Familiarity doesn’t necessarily breed contempt, but it can breed ignorance. When traveling to far-flung adventurous lands, one’s attention is typically at peak levels—absorbing the sights and sounds, mental notes becoming etched into memory like words chiseled into stone. It’s easy to forget that your exotic destination is someone else’s home, which they possibly take for granted. For a local in Country Z, waking to that incredible vista and hearing the native dialect spoken throughout the streets is just the norm. What the visitor experiences as life-changing, the resident may find mundane.

Rediscovering one’s own backyard through the eyes and mindset of a foreign visitor can be a useful exercise. Over the years, I’ve traveled to, written about, and photographed many interesting places around the world. As someone who tends to be off-road and in remote areas whenever possible, I was intrigued by the prospect of an all-pavement tour purely around my home turf of Southern California. It was a unique assignment, which made familiar territory seem instantly new again.

Movies to Mountains

Los Angeles is best described as urban sprawl ringed by rugged mountains. Its diverse communities, laid out one after another with ambiguous borders, are shared by nearly 19 million people—a number I find staggering, having recently returned from working a motorcycle story in Canada, whose huge land mass contains a total population of only 36 million. It seemed appropriate to direct any tour of Southern California through this incomparable mass of humanity and constantly changing cultural norms. In trying to pick a single image to sum up the uncommon and bizarre nature of the place, the Hollywood Sign won out.

Originally reading “Hollywoodland” when erected in 1923 to promote a housing development, the sign has been altered over the years by pranksters to read “Caltech,” “Holywood,” “Perotwood,” and more recently, “Hollyweed” by a Cal State Northridge art student for a class project (he received an A). In the course of its existence, this tiny spot has become a purveyor of culture unlike any other. Today, “Hollywood” is synonymous with not only entertainment, but creation, direction, and exportation of societal norms. For better or worse, the power of this brief expanse of pavement and nondescript studio spaces cannot be denied. In less than a lunch hour’s time, I would be seemingly as far away from the bustle of this scene as possible—a key reason Southern California is so unique.

Off-grid, in theHeart of the Grid

Roughly 30 minutes away from the Hollywood Sign is the beginning of Angeles Crest Highway.

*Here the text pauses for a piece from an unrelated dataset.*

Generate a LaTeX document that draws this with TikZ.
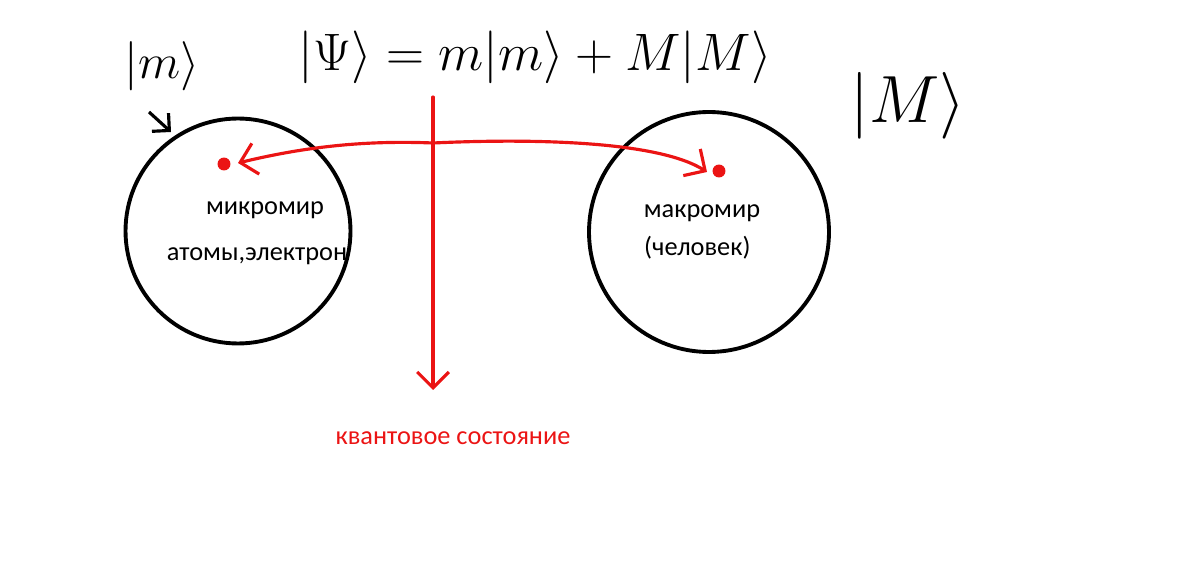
\RequirePackage{fix-cm}
\documentclass[tikz,border=0pt]{standalone}
\usepackage{amsmath}
\usepackage{fontspec}
\setmainfont{Carlito}
\usepackage{xcolor}
\usetikzlibrary{arrows.meta}

\definecolor{penred}{RGB}{235,20,20}

\tikzset{
	world/.style = {circle, draw, line width = 2.2pt, inner sep = 0pt},
	label/.style = {font = \fontsize{15}{18}\selectfont},
	pen/.style = {font = \fontsize{30}{36}\selectfont},
	redpen/.style = {draw = penred, line width = 1.8pt, line cap = round, line join = round},
	blot/.style = {circle, fill = penred, inner sep = 2.6pt},
	barb/.style = {>={Straight Barb[length = 9pt, width = 18pt, line width = 1.8pt]}}
}

\begin{document}
\begin{tikzpicture}[x = 0.02cm, y = -0.02cm]
		\useasboundingbox (0,0) rectangle (1200,577);
		% the two worlds
		\node[world, minimum size = 4.5cm] (micro) at (238,231) {};
		\node[world, minimum size = 4.8cm] (macro) at (709,232) {};
		\node[label] (microname) at (265,210) {микромир};
		\node[label] (microwhat) at (257,256) {атомы,электрон};
		\node[label] (macroname) at (702,213) {макромир};
		\node[label, anchor = west] (macrowhat) at (638,248) {(человек)};
		% kets
		\node[pen, font = \fontsize{28}{34}\selectfont] (ketm) at (162,66) {$|m\rangle$};
		\node[pen] (psi) at (535,57) {$|\Psi\rangle = m|m\rangle + M|M\rangle$};
		\node[pen, font = \fontsize{38}{44}\selectfont] (ketM) at (908,106) {$|M\rangle$};
		\coordinate (ketmtip) at (171,132);
		\draw [line width = 1.8pt, ->, >={Straight Barb[length = 7pt, width = 14pt]}] (149,112) -- (ketmtip);
		% red marks
		\node[blot] (dotL) at (224,164) {};
		\node[blot] (dotR) at (719,171) {};
		\coordinate (tipL) at (238,163);
		\coordinate (tipR) at (707,172);
		\coordinate (mid) at (433,143);
		\draw [redpen, barb, <->] (tipL) .. controls (300,148) and (360,140) .. (mid)
			.. controls (540,138) and (660,142) .. (tipR);
		\coordinate (top) at (433,97);
		\coordinate (bottom) at (433,390);
		\draw [redpen, barb, ->] (top) -- (bottom);
		\node[label, text = penred, anchor = north] (state) at (453,425) {квантовое состояние};
	\end{tikzpicture}
\end{document}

First opened in 1956, this strip of endless curves was originally intended to become a freeway. Excessively mountainous terrain made that impossible however, and today it exists as one of the premier scenic byways in the state. Its greatness also means it is quite popular. Riding here on a weekend, you can expect to share the road with several other new friends. Late Monday morning, however, this stellar stretch of pavement is gleefully empty. At George’s Gap trailhead, the uniqueness of this corner of the globe is revealed in part by the fact you can stare into a largely uninhabited canyon exhibiting zero signs of development, with 19 million people at your back.